Today's poem - An old nursery rhyme

 One For Sorrow (Two For Joy) is an old English nursery rhyme.

One for sorrow,
Two for joy,
Three for a girl,
Four for a boy,
Five for silver,
Six for gold,
Seven for a secret,
Never to be told!
Eight for a wish,
Nine for a kiss,
Ten for a bird,
You must not miss.

The rhyme is referring to magpies, but I use it for "our" crows. I'll say, "one for sorrow" is here, which rarely happens. Just now there were "seven for a secret". And I got this picture out the front door window when there were "four for a boy" and one is starting to fly off.

I think I knew this rhyme before Anthony Horowitz'
Magpie Murders, but maybe not.
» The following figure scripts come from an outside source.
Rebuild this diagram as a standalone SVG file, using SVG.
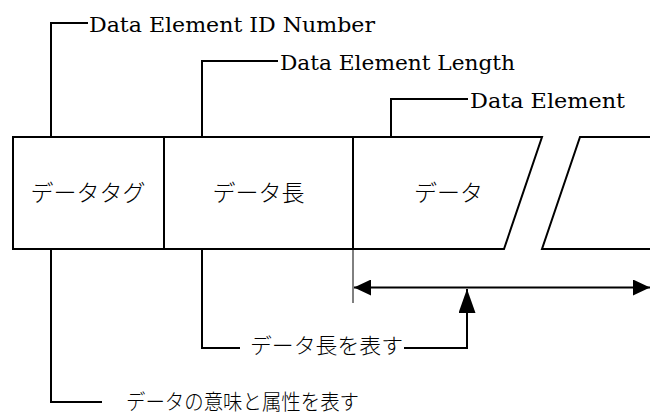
<svg xmlns="http://www.w3.org/2000/svg" width="650" height="414" viewBox="0 0 650 414">
  <defs>
    <style>
      .box { fill: #fff; stroke: #000; stroke-width: 2; }
      .ln { fill: none; stroke: #000; stroke-width: 2; }
      .thin { fill: none; stroke: #000; stroke-width: 1; }
      .en { font-family: "DejaVu Serif", "Liberation Serif", serif; font-size: 21px; fill: #000; }
      .jp { font-family: "Noto Sans CJK JP", sans-serif; font-size: 23px; fill: #000; font-weight: 300; }
      .jps { font-family: "Noto Sans CJK JP", sans-serif; font-size: 21px; fill: #000; font-weight: 300; }
    </style>
    <marker id="ah" viewBox="0 0 17 16" refX="17" refY="8" markerWidth="17" markerHeight="16" markerUnits="userSpaceOnUse" orient="auto-start-reverse">
      <path d="M0,0 L17,8 L0,16 Z" fill="#000"/>
    </marker>
    <marker id="ahu" viewBox="0 0 24 17" refX="24" refY="8.5" markerWidth="24" markerHeight="17" markerUnits="userSpaceOnUse" orient="auto">
      <path d="M0,0 L24,8.5 L0,17 Z" fill="#000"/>
    </marker>
  </defs>
  <rect width="650" height="414" fill="#fff"/>

  <g id="node-tag">
    <rect class="box" x="13" y="137" width="151" height="112"/>
    <text class="jp" x="88" y="201" text-anchor="middle">データタグ</text>
  </g>
  <g id="node-length">
    <rect class="box" x="164" y="137" width="189" height="112"/>
    <text class="jp" x="258.5" y="201" text-anchor="middle">データ長</text>
  </g>
  <g id="node-data">
    <path class="ln" d="M353,137 L542,137 L504,249 L353,249"/>
    <line class="thin" x1="353" y1="137" x2="353" y2="249"/>
    <text class="jp" x="448.5" y="201" text-anchor="middle">データ</text>
  </g>
  <g id="node-data2">
    <path class="ln" d="M652,137 L580,137 L542,249 L652,249"/>
  </g>

  <g id="label-id">
    <text class="en" x="89" y="31.5" textLength="286" lengthAdjust="spacingAndGlyphs">Data Element ID Number</text>
  </g>
  <g id="label-len">
    <text class="en" x="280" y="69.5" textLength="235" lengthAdjust="spacingAndGlyphs">Data Element Length</text>
  </g>
  <g id="label-elem">
    <text class="en" x="470" y="107.5" textLength="155" lengthAdjust="spacingAndGlyphs">Data Element</text>
  </g>
  <g id="label-len-jp">
    <text class="jps" x="250" y="353" textLength="153" lengthAdjust="spacingAndGlyphs">データ長を表す</text>
  </g>
  <g id="label-tag-jp">
    <text class="jps" x="126" y="409" textLength="233" lengthAdjust="spacingAndGlyphs">データの意味と属性を表す</text>
  </g>

  <g id="connectors">
    <polyline class="ln" points="51,137 51,23 88,23"/>
    <polyline class="ln" points="202,137 202,61 278,61"/>
    <polyline class="ln" points="391,137 391,99 468,99"/>
    <polyline class="ln" points="51,249 51,402 102,402"/>
    <polyline class="ln" points="202,249 202,348 240,348"/>
    <polyline class="ln" points="404,348 467,348 467,289"/>
    <line class="ln" x1="467" y1="348" x2="467" y2="289" marker-end="url(#ahu)"/>
    <line class="thin" x1="353" y1="249" x2="353" y2="303"/>
    <line class="ln" x1="354" y1="287.5" x2="650" y2="287.5" marker-start="url(#ah)" marker-end="url(#ah)"/>
  </g>
</svg>
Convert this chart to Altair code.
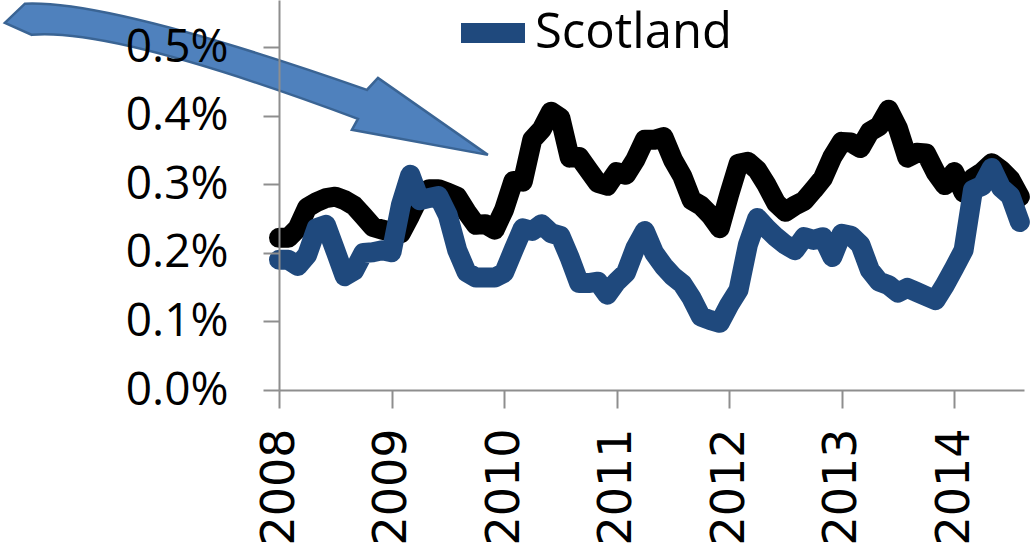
import altair as alt
import pandas as pd

# ---------------- data (monthly, Jan 2008 .. Aug 2014), values in percent ----
start_year = 2008
year_ticks = [2008, 2009, 2010, 2011, 2012, 2013, 2014]
pct_ticks = [0.0, 0.1, 0.2, 0.3, 0.4, 0.5]

uk = [0.222, 0.222, 0.236, 0.266, 0.274, 0.280, 0.282, 0.277, 0.269, 0.254,
      0.238, 0.234, 0.231, 0.229, 0.255, 0.283, 0.293, 0.293, 0.288, 0.282,
      0.260, 0.241, 0.242, 0.234, 0.263, 0.305, 0.304, 0.365, 0.380, 0.406,
      0.397, 0.339, 0.340, 0.321, 0.302, 0.298, 0.318, 0.314, 0.336, 0.365,
      0.365, 0.369, 0.336, 0.312, 0.277, 0.269, 0.255, 0.236, 0.285, 0.330,
      0.333, 0.321, 0.299, 0.273, 0.260, 0.269, 0.276, 0.292, 0.309, 0.340,
      0.362, 0.361, 0.353, 0.377, 0.385, 0.409, 0.382, 0.339, 0.346, 0.345,
      0.318, 0.299, 0.318, 0.288, 0.309, 0.318, 0.331, 0.321, 0.307, 0.282]

scotland = [0.190, 0.190, 0.181, 0.197, 0.236, 0.241, 0.204, 0.166, 0.174, 0.200,
            0.201, 0.204, 0.201, 0.270, 0.314, 0.277, 0.280, 0.283, 0.255, 0.204,
            0.172, 0.164, 0.164, 0.164, 0.171, 0.204, 0.236, 0.232, 0.242, 0.229,
            0.225, 0.193, 0.156, 0.156, 0.158, 0.139, 0.158, 0.171, 0.207, 0.232,
            0.200, 0.181, 0.166, 0.155, 0.134, 0.107, 0.102, 0.098, 0.124, 0.146,
            0.212, 0.251, 0.236, 0.223, 0.212, 0.204, 0.223, 0.219, 0.223, 0.194,
            0.228, 0.225, 0.212, 0.175, 0.158, 0.153, 0.142, 0.149, 0.143, 0.137,
            0.131, 0.153, 0.178, 0.204, 0.292, 0.298, 0.324, 0.295, 0.283, 0.245]

series_names = ["UK", "Scotland"]
series_colors = ["#000000", "#1F497D"]

# decorative arrow annotation anchor (data coordinates)
arrow_year = [2007.71]
arrow_pct = [0.454]

# ---------------- tables ----------------------------------------------------
rows = []
for name, vals in zip(series_names, [uk, scotland]):
    for i, v in enumerate(vals):
        rows.append({"year": start_year + i / 12.0, "series": name, "value": v / 100.0})
df = pd.DataFrame(rows)
arrow_df = pd.DataFrame({"year": arrow_year, "value": [p / 100.0 for p in arrow_pct]})

x_scale = alt.Scale(domain=[2008, 2014.62], nice=False, zero=False)
y_scale = alt.Scale(domain=[0, 0.00569], nice=False)
color_scale = alt.Scale(domain=series_names, range=series_colors)

axis_col = "#8E8E8E"
x_axis = alt.Axis(values=year_ticks, format="d", labelAngle=270, labelFont="DejaVu Sans",
                  labelFontSize=46, labelColor="#000000", labelPadding=20, tickSize=18,
                  tickColor=axis_col, tickWidth=2, domainColor=axis_col, domainWidth=2,
                  grid=False, title=None, zindex=1, labelOverlap=False)
y_axis = alt.Axis(values=[t / 100.0 for t in pct_ticks], format=".1%", labelFont="Open Sans",
                  labelFontSize=46, labelColor="#000000", labelPadding=35, tickSize=16,
                  tickColor=axis_col, tickWidth=2, domainColor=axis_col, domainWidth=2,
                  grid=False, title=None, zindex=1)

arrow_path = ("M -0.917 -0.311 Q -0.565 -0.327 0.499 0.046 L 0.545 -0.004 L 1.0 0.315 "
              "L 0.437 0.211 L 0.462 0.166 Q -0.545 -0.211 -0.888 -0.182 L -1.0 -0.232 Z")

arrow = alt.Chart(arrow_df).mark_point(
    shape=arrow_path, size=233289, filled=True, fill="#4F81BD", stroke="#3A6494",
    strokeWidth=2.5, opacity=1
).encode(
    x=alt.X("year:Q", scale=x_scale, axis=x_axis),
    y=alt.Y("value:Q", scale=y_scale, axis=y_axis),
)

legend = alt.Legend(values=["Scotland"], title=None, orient="none", legendX=172, legendY=-9,
                    symbolType="stroke", symbolSize=4096, symbolStrokeWidth=20,
                    symbolStrokeColor="#1F497D", labelFont="Open Sans", labelFontSize=49,
                    labelColor="#000000", labelOffset=0, labelLimit=0, padding=0)

def line_layer(name):
    return alt.Chart(df).transform_filter(alt.datum.series == name).mark_line(
        strokeWidth=20, strokeCap="round", strokeJoin="round"
    ).encode(
        x=alt.X("year:Q", scale=x_scale, axis=x_axis),
        y=alt.Y("value:Q", scale=y_scale, axis=y_axis),
        color=alt.Color("series:N", scale=color_scale, legend=legend),
    )

chart = alt.layer(arrow, line_layer("UK"), line_layer("Scotland")).properties(
    width=745, height=390,
    padding={"left": 279, "top": 0, "right": 8, "bottom": 158},
    autosize=alt.AutoSizeParams(type="none"),
    background="#FFFFFF",
).configure_view(stroke=None)

chart.save("out.html", embed_options={"renderer": "svg", "actions": False})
And, in case you haven't heard, it is going to be on PBS next year! 


  1. Nearly everyone in England knew that rhyme at one time when it was used, set to music, for a children's magazine programme. Like your crows, magpies are seen more often in pairs or greater numbers. "Two for joy" turn up outside my window fairly regularly.

    1. I love this. And I hope children still know it.

  2. Your header picture is gorgeous, Nan!
    We have plenty of both magpies and crows around here. They always find enough to eat around town, and can make such a racket they have me shut the window because otherwise I can't hear what the others are saying during a video conference. I like them, though, and think they play an important role in what's left of our ecosystem.
    On a side note: "Three for a girl, four for a boy" - I guess that would not be PC anymore ;-)

    1. No magpies here. I wonder if they are anywhere in the US. But I do love the crows.

  3. Do you know this beautiful song, Magpie, sung here by the Unthanks and using the old rhyme?
    Used in the brilliant series Detectorists, which I absolutely loved.

    1. Wonderful!! And I also love that show. The most kindly program I've ever seen.

  4. Never heard that rhyme. I enjoyed Magpie Murders.

  5. I am excited about Magpie Murders being on PBS! And I'm pretty sure I did know the poem before I read that book. Various parts of it have been used by authors as titles or intros to mysteries I've read. Good poem for October! I do kind of get confused as to whether a black bird is a 'blackbird' or a 'magpie' or a 'crow' or a 'raven'.

    1. And then, there is the red-winged blackbird! Ha!